GIVEN PROBLEM:
Images are not part of the copy; transcribe all the data exactly.

MATERIAL PROVIDED:

:::

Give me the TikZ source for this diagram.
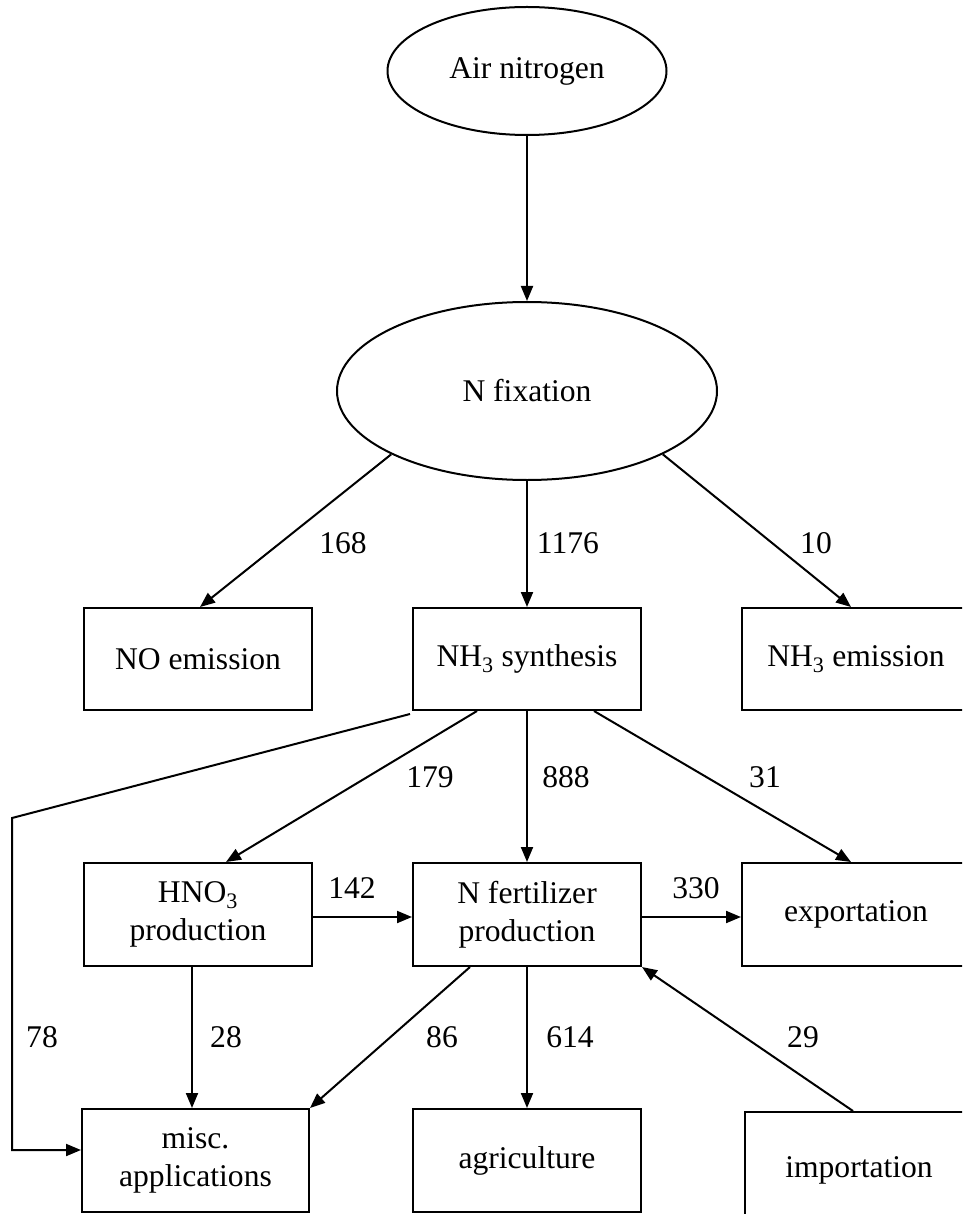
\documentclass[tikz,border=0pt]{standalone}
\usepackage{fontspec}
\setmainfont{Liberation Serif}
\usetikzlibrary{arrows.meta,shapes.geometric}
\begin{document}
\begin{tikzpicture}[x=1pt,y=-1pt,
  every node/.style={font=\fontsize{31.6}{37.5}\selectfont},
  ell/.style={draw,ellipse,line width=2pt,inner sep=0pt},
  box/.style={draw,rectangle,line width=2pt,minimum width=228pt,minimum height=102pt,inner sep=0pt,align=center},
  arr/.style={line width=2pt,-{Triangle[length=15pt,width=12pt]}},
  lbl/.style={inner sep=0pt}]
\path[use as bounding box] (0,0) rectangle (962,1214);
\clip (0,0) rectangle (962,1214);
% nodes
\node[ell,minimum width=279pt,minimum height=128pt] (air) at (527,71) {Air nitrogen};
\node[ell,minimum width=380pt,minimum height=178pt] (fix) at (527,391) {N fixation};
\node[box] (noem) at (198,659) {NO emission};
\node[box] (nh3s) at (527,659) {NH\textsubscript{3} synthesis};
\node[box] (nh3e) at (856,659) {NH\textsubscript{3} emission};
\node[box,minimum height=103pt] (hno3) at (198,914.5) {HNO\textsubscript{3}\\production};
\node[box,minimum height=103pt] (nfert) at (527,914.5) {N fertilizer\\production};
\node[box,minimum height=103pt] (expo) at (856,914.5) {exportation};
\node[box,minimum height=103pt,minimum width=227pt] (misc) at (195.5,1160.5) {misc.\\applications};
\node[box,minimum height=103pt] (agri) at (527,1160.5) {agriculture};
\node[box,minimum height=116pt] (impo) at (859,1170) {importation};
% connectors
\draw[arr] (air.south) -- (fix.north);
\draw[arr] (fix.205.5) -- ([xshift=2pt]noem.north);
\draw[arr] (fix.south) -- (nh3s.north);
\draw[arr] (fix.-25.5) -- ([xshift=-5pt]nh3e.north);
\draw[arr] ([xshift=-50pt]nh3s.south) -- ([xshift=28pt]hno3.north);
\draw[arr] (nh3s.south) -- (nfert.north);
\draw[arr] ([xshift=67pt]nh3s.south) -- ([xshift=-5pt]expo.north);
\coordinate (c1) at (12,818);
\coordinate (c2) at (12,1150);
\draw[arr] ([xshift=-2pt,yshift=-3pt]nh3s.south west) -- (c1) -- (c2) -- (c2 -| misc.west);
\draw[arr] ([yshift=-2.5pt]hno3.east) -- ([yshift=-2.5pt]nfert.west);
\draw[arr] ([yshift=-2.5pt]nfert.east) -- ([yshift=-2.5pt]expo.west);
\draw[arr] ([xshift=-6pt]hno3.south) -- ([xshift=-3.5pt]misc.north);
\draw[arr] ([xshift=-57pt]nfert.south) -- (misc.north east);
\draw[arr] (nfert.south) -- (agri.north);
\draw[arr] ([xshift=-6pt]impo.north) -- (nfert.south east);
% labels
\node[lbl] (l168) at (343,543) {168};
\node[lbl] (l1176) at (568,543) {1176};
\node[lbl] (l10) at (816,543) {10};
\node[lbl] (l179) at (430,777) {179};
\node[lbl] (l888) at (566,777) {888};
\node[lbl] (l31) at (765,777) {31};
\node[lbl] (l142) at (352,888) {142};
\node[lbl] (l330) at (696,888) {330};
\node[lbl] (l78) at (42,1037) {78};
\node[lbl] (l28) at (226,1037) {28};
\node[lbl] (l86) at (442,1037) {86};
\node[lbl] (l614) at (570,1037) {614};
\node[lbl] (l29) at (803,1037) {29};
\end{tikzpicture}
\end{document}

:::

RESULT:
Give me the TikZ source for this diagram.
\documentclass[tikz,border=0pt]{standalone}
\usepackage{fontspec}
\setmainfont{Liberation Serif}
\usetikzlibrary{arrows.meta,shapes.geometric}
\begin{document}
\begin{tikzpicture}[x=1pt,y=-1pt,
  every node/.style={font=\fontsize{31.6}{37.5}\selectfont},
  ell/.style={draw,ellipse,line width=2pt,inner sep=0pt},
  box/.style={draw,rectangle,line width=2pt,minimum width=228pt,minimum height=102pt,inner sep=0pt,align=center},
  arr/.style={line width=2pt,-{Triangle[length=15pt,width=12pt]}},
  lbl/.style={inner sep=0pt}]
\path[use as bounding box] (0,0) rectangle (962,1214);
\clip (0,0) rectangle (962,1214);
% nodes
\node[ell,minimum width=279pt,minimum height=128pt] (air) at (527,71) {Air nitrogen};
\node[ell,minimum width=380pt,minimum height=178pt] (fix) at (527,391) {N fixation};
\node[box] (noem) at (198,659) {NO emission};
\node[box] (nh3s) at (527,659) {NH\textsubscript{3} synthesis};
\node[box] (nh3e) at (856,659) {NH\textsubscript{3} emission};
\node[box,minimum height=103pt] (hno3) at (198,914.5) {HNO\textsubscript{3}\\production};
\node[box,minimum height=103pt] (nfert) at (527,914.5) {N fertilizer\\production};
\node[box,minimum height=103pt] (expo) at (856,914.5) {exportation};
\node[box,minimum height=103pt,minimum width=227pt] (misc) at (195.5,1160.5) {misc.\\applications};
\node[box,minimum height=103pt] (agri) at (527,1160.5) {agriculture};
\node[box,minimum height=116pt] (impo) at (859,1170) {importation};
% connectors
\draw[arr] (air.south) -- (fix.north);
\draw[arr] (fix.205.5) -- ([xshift=2pt]noem.north);
\draw[arr] (fix.south) -- (nh3s.north);
\draw[arr] (fix.-25.5) -- ([xshift=-5pt]nh3e.north);
\draw[arr] ([xshift=-50pt]nh3s.south) -- ([xshift=28pt]hno3.north);
\draw[arr] (nh3s.south) -- (nfert.north);
\draw[arr] ([xshift=67pt]nh3s.south) -- ([xshift=-5pt]expo.north);
\coordinate (c1) at (12,818);
\coordinate (c2) at (12,1150);
\draw[arr] ([xshift=-2pt,yshift=-3pt]nh3s.south west) -- (c1) -- (c2) -- (c2 -| misc.west);
\draw[arr] ([yshift=-2.5pt]hno3.east) -- ([yshift=-2.5pt]nfert.west);
\draw[arr] ([yshift=-2.5pt]nfert.east) -- ([yshift=-2.5pt]expo.west);
\draw[arr] ([xshift=-6pt]hno3.south) -- ([xshift=-3.5pt]misc.north);
\draw[arr] ([xshift=-57pt]nfert.south) -- (misc.north east);
\draw[arr] (nfert.south) -- (agri.north);
\draw[arr] ([xshift=-6pt]impo.north) -- (nfert.south east);
% labels
\node[lbl] (l168) at (343,543) {168};
\node[lbl] (l1176) at (568,543) {1176};
\node[lbl] (l10) at (816,543) {10};
\node[lbl] (l179) at (430,777) {179};
\node[lbl] (l888) at (566,777) {888};
\node[lbl] (l31) at (765,777) {31};
\node[lbl] (l142) at (352,888) {142};
\node[lbl] (l330) at (696,888) {330};
\node[lbl] (l78) at (42,1037) {78};
\node[lbl] (l28) at (226,1037) {28};
\node[lbl] (l86) at (442,1037) {86};
\node[lbl] (l614) at (570,1037) {614};
\node[lbl] (l29) at (803,1037) {29};
\end{tikzpicture}
\end{document}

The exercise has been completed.